# Data excerpt start

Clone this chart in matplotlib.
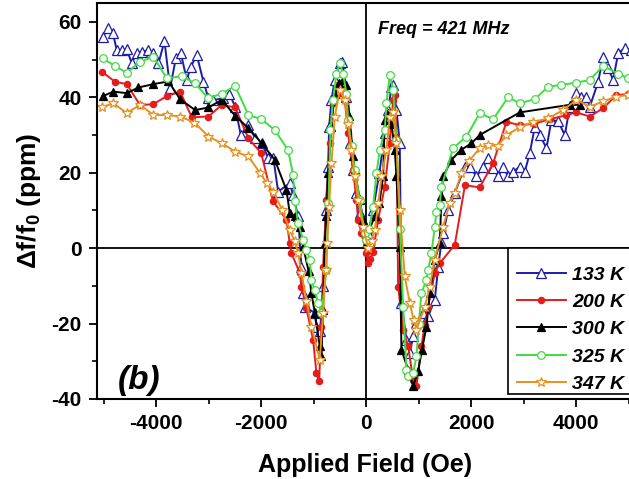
import numpy as np
import matplotlib.pyplot as plt
from matplotlib.patches import Rectangle

plt.rcParams['font.family'] = ['Liberation Sans', 'DejaVu Sans']
plt.rcParams['mathtext.fontset'] = 'custom'
plt.rcParams['mathtext.rm'] = 'Liberation Sans:bold'
plt.rcParams['mathtext.bf'] = 'Liberation Sans:bold'
plt.rcParams['mathtext.default'] = 'bf'
plt.rcParams['axes.unicode_minus'] = False

# 133 K
x133 = [-5020, -4912, -4829, -4753, -4658, -4563, -4467, -4372, -4277, -4150, -4055, -3959,
        -3845, -3737, -3629, -3534, -3420, -3343, -3229, -3102, -3007, -2912, -2721, -2607,
        -2499, -2391, -2245, -2118, -1991, -1864, -1769, -1680, -1458, -1394, -1299, -1235,
        -1204, -1172, -981, -950, -880, -820, -772, -727, -708, -664, -600, -505, -454, -378,
        -315, -251, -188, -124, -29, 35, 130, 250, 352, 416, 480, 511, 575, 638, 670, 765,
        829, 892, 956, 1083, 1178, 1305, 1370, 1432, 1464, 1560, 1686, 1877, 1972, 2099,
        2226, 2321, 2417, 2512, 2607, 2702, 2797, 2925, 3020, 3115, 3210, 3305, 3433, 3528,
        3655, 3782, 3877, 3991, 4099, 4194, 4258, 4417, 4512, 4607, 4703, 4798, 4925, 5050]
y133 = [56.1, 58.3, 57.1, 52.5, 52.5, 52.7, 49.0, 51.8, 52.1, 52.5, 51.8, 49.0,
        54.9, 42.4, 50.3, 51.8, 44.6, 48.1, 51.2, 44.1, 39.7, 39.3, 39.7, 41.0,
        37.5, 30.0, 32.7, 29.1, 27.8, 23.8, 23.8, 15.0, 17.2, 14.1, 8.4, -4.9,
        -11.9, -15.5, -17.2, -20.8, -22.0, -10.0, 10.1, 21.6, 32.2, 39.3, 44.6, 49.0, 49.4, 40.2,
        27.8, 20.7, 14.6, 9.3, 4.8, 4.0, 10.1, 20.0, 30.5, 36.6, 42.8, 43.3, 36.6, 27.8, -14.6, -24.3,
        -27.8, -23.4, -19.9, -17.2, -18.1, -13.7, -5.0, 1.7, 4.0, 10.0, 14.6, 21.6, 21.6, 19.0,
        21.6, 23.8, 21.2, 19.0, 21.6, 19.0, 20.3, 21.6, 20.3, 25.2, 32.2, 30.0, 26.5, 34.0,
        33.6, 30.0, 37.5, 41.1, 40.2, 40.2, 37.5, 44.1, 50.8, 47.7, 44.6, 51.7, 53.0, 52.5]

# 200 K
x200 = [-5039, -4785, -4563, -4309, -4055, -3800, -3547, -3324, -3007, -2753, -2499, -2245,
        -2003, -1775, -1521, -1458, -1426, -1267, -1235, -1140, -1013, -950, -899, -854, -823,
        -759, -696, -632, -537, -473, -410, -346, -251, -188, -156, -92, 3, 35, 70, 130, 226,
        352, 448, 511, 543, 575, 607, 702, 797, 892, 956, 1050, 1115, 1178, 1305, 1400, 1686,
        1880, 2160, 2416, 2670, 2924, 3200, 3500, 3800, 4000, 4258, 4512, 4766, 4988]
y200 = [46.8, 44.1, 43.5, 37.9, 38.2, 40.3, 41.5, 34.7, 34.9, 38.0, 37.3, 29.1,
        25.2, 12.4, 7.5, 1.3, -1.3, -6.6, -10.2, -16.0, -24.3, -33.1, -35.3, -20.8, -4.9,
        12.8, 27.8, 38.4, 43.3, 41.1, 39.3, 30.5, 20.7, 12.8, 7.5, 4.0, -1.3, -4.0, -3.0, -0.9, 7.5,
        16.3, 27.8, 39.3, 40.6, 29.6, -10.2, -21.6, -26.0, -34.9, -36.6, -26.0, -20.3, -15.5, -6.6, -4.0, 0.9,
        16.7, 16.1, 22.5, 33.5, 32.6, 33.0, 34.2, 35.2, 36.0, 34.9, 37.1, 40.6, 40.8]

# 300 K
x300 = [-5020, -4817, -4563, -4340, -4055, -3769, -3547, -3261, -3007, -2753, -2499, -2245,
        -1991, -1743, -1521, -1458, -1362, -1267, -1204, -1100, -1045, -981, -886, -854, -823,
        -791, -759, -727, -670, -600, -518, -442, -378, -320, -251, -219, -124, -61, 0, 60,
        162, 250, 321, 352, 416, 480, 543, 575, 638, 670, 797, 892, 988, 1060, 1146, 1210,
        1305, 1400, 1432, 1464, 1623, 1800, 2003, 2162, 2925, 3877, 4067]
y300 = [40.3, 41.5, 41.1, 42.6, 43.5, 44.2, 39.5, 36.6, 37.3, 39.3, 35.1, 31.8,
        27.8, 23.4, 15.4, 9.3, 8.4, 5.7, 0.4, -6.0, -11.9, -17.2, -26.0, -28.7, -16.3,
        1.3, 8.4, 19.9, 32.0, 41.0, 43.7, 44.6, 43.3, 35.0, 24.3, 20.7, 12.8, 7.5, 1.0, 5.0,
        8.4, 12.0, 19.0, 34.0, 35.8, 33.0, 26.0, 19.0, 0.4, -27.0, -32.2, -36.6, -32.6, -27.0, -20.8, -11.9,
        -3.1, 1.3, 13.7, 19.0, 23.4, 26.0, 27.8, 30.0, 36.0, 38.0, 38.0]

# 325 K
x325 = [-5020, -4785, -4563, -4309, -4055, -3800, -3515, -3261, -3007, -2753, -2499, -2245,
        -1997, -1743, -1489, -1394, -1362, -1299, -1204, -1140, -1077, -1045, -981, -918, -854,
        -759, -720, -683, -632, -569, -505, -442, -378, -346, -280, -219, -124, -29, 3, 60,
        130, 194, 257, 352, 384, 448, 511, 575, 640, 702, 765, 797, 892, 956, 1000, 1051,
        1146, 1178, 1242, 1305, 1337, 1400, 1432, 1654, 1908, 2162, 2417, 2702, 2925, 3210,
        3464, 3718, 4004, 4258, 4512, 4798, 4988]
y325 = [50.3, 48.3, 46.5, 49.4, 50.8, 45.0, 45.6, 43.7, 39.7, 41.0, 43.0, 35.3,
        34.2, 31.3, 26.0, 19.4, 12.4, 6.6, 2.2, -0.4, -3.1, -8.4, -11.1, -14.6, -17.2,
        -5.8, 12.0, 31.3, 39.3, 46.3, 49.0, 46.3, 41.0, 34.0, 27.0, 20.7, 12.8, 4.0, 2.2, 5.0,
        11.0, 19.9, 26.0, 31.3, 38.4, 45.9, 42.0, 28.7, 5.0, -15.5, -32.2, -34.0, -33.1, -28.7, -20.0, -11.9,
        -8.4, -5.8, -1.3, 5.7, 9.7, 11.5, 16.3, 26.5, 29.6, 35.8, 34.2, 40.0, 38.4, 39.5,
        42.8, 43.3, 43.9, 44.6, 48.3, 46.3, 45.0]

# 347 K
x347 = [-5039, -4817, -4563, -4309, -4055, -3800, -3547, -3273, -3007, -2753, -2499, -2245,
        -2023, -1896, -1769, -1600, -1458, -1362, -1299, -1235, -1140, -1045, -886, -823, -772,
        -746, -708, -664, -600, -505, -410, -346, -283, -219, -156, -61, 35, 100, 162, 230,
        289, 384, 448, 511, 575, 640, 733, 829, 900, 956, 1115, 1210, 1305, 1464, 1591, 1686,
        1813, 1950, 2162, 2321, 2500, 2670, 2925, 3178, 3464, 3750, 4004, 4258, 4512, 4766, 4988]
y347 = [37.4, 38.4, 35.8, 38.0, 35.3, 35.3, 34.9, 33.3, 29.6, 27.8, 25.6, 24.3,
        19.9, 17.2, 15.0, 10.0, 4.8, 1.8, -1.3, -6.6, -14.0, -20.8, -29.6, -17.2, -5.8,
        1.3, 11.0, 22.5, 34.9, 42.0, 39.3, 33.0, 26.0, 19.0, 12.8, 5.7, 0.0, 2.0, 4.8, 12.0,
        19.0, 26.0, 34.9, 36.0, 27.8, 10.0, -7.5, -14.6, -19.0, -21.6, -15.5, -10.2, -3.1, 5.7, 11.9, 14.6,
        19.9, 23.0, 26.5, 27.4, 27.0, 30.0, 32.0, 33.5, 34.4, 36.6, 39.3, 37.5, 38.9, 40.2, 40.6]

series = [
    (x133, y133, '133 K', '#1c1ca8', '^', 'white', 6.5),
    (x200, y200, '200 K', '#e51c1c', 'o', '#e51c1c', 4.5),
    (x300, y300, '300 K', 'black', '^', 'black', 5.5),
    (x325, y325, '325 K', '#40dc40', 'o', 'white', 5.5),
    (x347, y347, '347 K', '#e8901e', '*', 'white', 7.5),
]

fig = plt.figure(figsize=(6.29, 4.79), dpi=100)
ax = fig.add_axes([97 / 629, 80 / 479, 537 / 629, 396 / 479])

ax.axhline(0, color='black', lw=1.3, zorder=1)
ax.axvline(0, color='black', lw=1.3, zorder=1)

for xs, ys, lab, col, mk, fc, ms in series:
    ax.plot(xs, ys, color=col, lw=1.4, marker=mk, ms=ms, mfc=fc, mec=col,
            mew=0.9, label=lab, zorder=2)

ax.set_xlim(-5130, 5100)
ax.set_ylim(-40, 65)
ax.set_xticks([-4000, -2000, 0, 2000, 4000])
ax.set_xticks(np.arange(-5000, 5001, 1000), minor=True)
ax.set_yticks([-40, -20, 0, 20, 40, 60])
ax.set_yticks(np.arange(-40, 61, 10), minor=True)
ax.tick_params(which='major', direction='out', length=6, width=1.3, labelsize=15, pad=5)
ax.tick_params(which='minor', direction='out', length=3.5, width=1.2)
for lbl in ax.get_xticklabels() + ax.get_yticklabels():
    lbl.set_fontweight('bold')
for sp in ax.spines.values():
    sp.set_linewidth(1.5)

ax.set_xlabel('Applied Field (Oe)', fontsize=18, fontweight='bold', labelpad=14)
ax.set_ylabel('Δf/f$_0$ (ppm)', fontsize=19, fontweight='bold', labelpad=6)

ax.text(378 / 629, 1 - 30 / 479, 'Freq = 421 MHz', transform=fig.transFigure,
        fontsize=13, fontweight='bold', fontstyle='italic', va='center', ha='left')
ax.text(118 / 629, 1 - 380 / 479, '(b)', transform=fig.transFigure,
        fontsize=24, fontweight='bold', fontstyle='italic', va='center', ha='left')

# legend frame (box runs off the right edge of the picture)
box = Rectangle((508 / 629, 1 - 394 / 479), 140 / 629, 146 / 479, transform=fig.transFigure,
                facecolor='white', edgecolor='black', lw=1.2, clip_on=False, zorder=4)
ax.add_patch(box)
leg = ax.legend(loc='upper left', bbox_to_anchor=(517 / 629, 1 - 266 / 479),
                bbox_transform=fig.transFigure, borderaxespad=0, frameon=False,
                handlelength=2.5, handletextpad=0.35, labelspacing=0.5, borderpad=0,
                prop={'size': 14, 'weight': 'bold', 'style': 'italic'})
leg.set_zorder(5)

fig.savefig('out.png', dpi=100)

# Data excerpt end

§ Direction
Repeat exactly and only the lines from the start of the data above through the line that holds "plt.rcParams['axes.unicode_minus'] = False", inclusive. Pictures do not belong in the copy.

§ Task answer
Clone this chart in matplotlib.
import numpy as np
import matplotlib.pyplot as plt
from matplotlib.patches import Rectangle

plt.rcParams['font.family'] = ['Liberation Sans', 'DejaVu Sans']
plt.rcParams['mathtext.fontset'] = 'custom'
plt.rcParams['mathtext.rm'] = 'Liberation Sans:bold'
plt.rcParams['mathtext.bf'] = 'Liberation Sans:bold'
plt.rcParams['mathtext.default'] = 'bf'
plt.rcParams['axes.unicode_minus'] = False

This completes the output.